Nothing in the data should change when you return it, but leave the pictures out.

══════════════════════════════

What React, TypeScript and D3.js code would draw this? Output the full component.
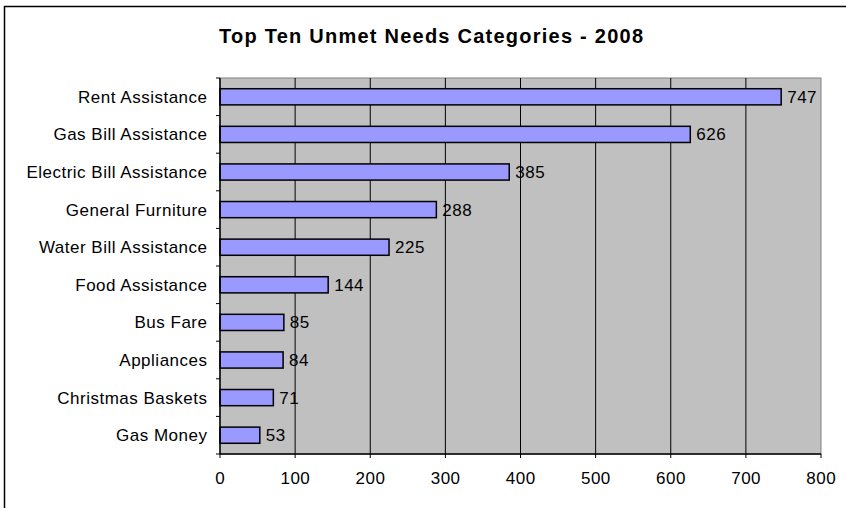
import React from "react";
import * as d3 from "d3";

const title = "Top Ten Unmet Needs Categories - 2008";
const categories = [
  "Rent Assistance",
  "Gas Bill Assistance",
  "Electric Bill Assistance",
  "General Furniture",
  "Water Bill Assistance",
  "Food Assistance",
  "Bus Fare",
  "Appliances",
  "Christmas Baskets",
  "Gas Money",
];
const values = [747, 626, 385, 288, 225, 144, 85, 84, 71, 53];
const xTicks = [0, 100, 200, 300, 400, 500, 600, 700, 800];

export default function App() {
  const W = 846, H = 508;
  const left = 220, right = 821, top = 78, bottom = 454;
  const x = d3.scaleLinear().domain([0, 800]).range([left, right]);
  const y = d3.scaleBand<string>().domain(categories).range([top, bottom]).paddingInner(0).paddingOuter(0);
  const bw = y.bandwidth();
  const barH = bw * 0.43;
  const font = "Liberation Sans, Arial, sans-serif";
  const fs = 17;
  const ls = 0.5;
  return (
    <svg width={W} height={H} style={{ position: "absolute", left: 0, top: 0, background: "#fff" }} fontFamily={font}>
      <rect x={0} y={0} width={W} height={H} fill="#fff" />
      <line x1={4.5} y1={6} x2={4.5} y2={H} stroke="#000" strokeWidth={1.5} />
      <line x1={4} y1={6.5} x2={W} y2={6.5} stroke="#000" strokeWidth={1.5} />
      <text x={219} y={43.3} fontSize={20} fontWeight="bold" textLength={424} lengthAdjust="spacing">{title}</text>
      <rect x={left} y={top} width={right - left} height={bottom - top} fill="#C0C0C0" stroke="#808080" strokeWidth={1} />
      {xTicks.slice(1, -1).map((t) => (
        <line key={t} x1={x(t)} x2={x(t)} y1={top} y2={bottom} stroke="#000" strokeWidth={1} />
      ))}
      {categories.map((c, i) => {
        const cy = (y(c) as number) + bw / 2;
        return (
          <g key={c}>
            <rect x={x(0)} y={cy - barH / 2} width={x(values[i]) - x(0)} height={barH} fill="#9999FF" stroke="#000" strokeWidth={1.5} />
            <text x={x(values[i]) + 6} y={cy} dy="0.35em" fontSize={fs} letterSpacing={ls}>{values[i]}</text>
            <text x={207 + ls} y={cy} dy="0.35em" fontSize={fs} letterSpacing={ls} textAnchor="end">{c}</text>
          </g>
        );
      })}
      {d3.range(categories.length + 1).map((i) => {
        const yy = top + i * bw;
        return <line key={i} x1={216} x2={left} y1={yy} y2={yy} stroke="#000" strokeWidth={1} />;
      })}
      <line x1={left} x2={left} y1={top} y2={bottom} stroke="#000" strokeWidth={1.5} />
      <line x1={left} x2={right} y1={bottom} y2={bottom} stroke="#000" strokeWidth={1.5} />
      {xTicks.map((t) => (
        <g key={t}>
          <line x1={x(t)} x2={x(t)} y1={bottom} y2={bottom + 4} stroke="#000" strokeWidth={1} />
          <text x={x(t) + ls / 2} y={484} textAnchor="middle" fontSize={fs} letterSpacing={ls}>{t}</text>
        </g>
      ))}
    </svg>
  );
}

══════════════════════════════

Full solution
What React, TypeScript and D3.js code would draw this? Output the full component.
import React from "react";
import * as d3 from "d3";

const title = "Top Ten Unmet Needs Categories - 2008";
const categories = [
  "Rent Assistance",
  "Gas Bill Assistance",
  "Electric Bill Assistance",
  "General Furniture",
  "Water Bill Assistance",
  "Food Assistance",
  "Bus Fare",
  "Appliances",
  "Christmas Baskets",
  "Gas Money",
];
const values = [747, 626, 385, 288, 225, 144, 85, 84, 71, 53];
const xTicks = [0, 100, 200, 300, 400, 500, 600, 700, 800];

export default function App() {
  const W = 846, H = 508;
  const left = 220, right = 821, top = 78, bottom = 454;
  const x = d3.scaleLinear().domain([0, 800]).range([left, right]);
  const y = d3.scaleBand<string>().domain(categories).range([top, bottom]).paddingInner(0).paddingOuter(0);
  const bw = y.bandwidth();
  const barH = bw * 0.43;
  const font = "Liberation Sans, Arial, sans-serif";
  const fs = 17;
  const ls = 0.5;
  return (
    <svg width={W} height={H} style={{ position: "absolute", left: 0, top: 0, background: "#fff" }} fontFamily={font}>
      <rect x={0} y={0} width={W} height={H} fill="#fff" />
      <line x1={4.5} y1={6} x2={4.5} y2={H} stroke="#000" strokeWidth={1.5} />
      <line x1={4} y1={6.5} x2={W} y2={6.5} stroke="#000" strokeWidth={1.5} />
      <text x={219} y={43.3} fontSize={20} fontWeight="bold" textLength={424} lengthAdjust="spacing">{title}</text>
      <rect x={left} y={top} width={right - left} height={bottom - top} fill="#C0C0C0" stroke="#808080" strokeWidth={1} />
      {xTicks.slice(1, -1).map((t) => (
        <line key={t} x1={x(t)} x2={x(t)} y1={top} y2={bottom} stroke="#000" strokeWidth={1} />
      ))}
      {categories.map((c, i) => {
        const cy = (y(c) as number) + bw / 2;
        return (
          <g key={c}>
            <rect x={x(0)} y={cy - barH / 2} width={x(values[i]) - x(0)} height={barH} fill="#9999FF" stroke="#000" strokeWidth={1.5} />
            <text x={x(values[i]) + 6} y={cy} dy="0.35em" fontSize={fs} letterSpacing={ls}>{values[i]}</text>
            <text x={207 + ls} y={cy} dy="0.35em" fontSize={fs} letterSpacing={ls} textAnchor="end">{c}</text>
          </g>
        );
      })}
      {d3.range(categories.length + 1).map((i) => {
        const yy = top + i * bw;
        return <line key={i} x1={216} x2={left} y1={yy} y2={yy} stroke="#000" strokeWidth={1} />;
      })}
      <line x1={left} x2={left} y1={top} y2={bottom} stroke="#000" strokeWidth={1.5} />
      <line x1={left} x2={right} y1={bottom} y2={bottom} stroke="#000" strokeWidth={1.5} />
      {xTicks.map((t) => (
        <g key={t}>
          <line x1={x(t)} x2={x(t)} y1={bottom} y2={bottom + 4} stroke="#000" strokeWidth={1} />
          <text x={x(t) + ls / 2} y={484} textAnchor="middle" fontSize={fs} letterSpacing={ls}>{t}</text>
        </g>
      ))}
    </svg>
  );
}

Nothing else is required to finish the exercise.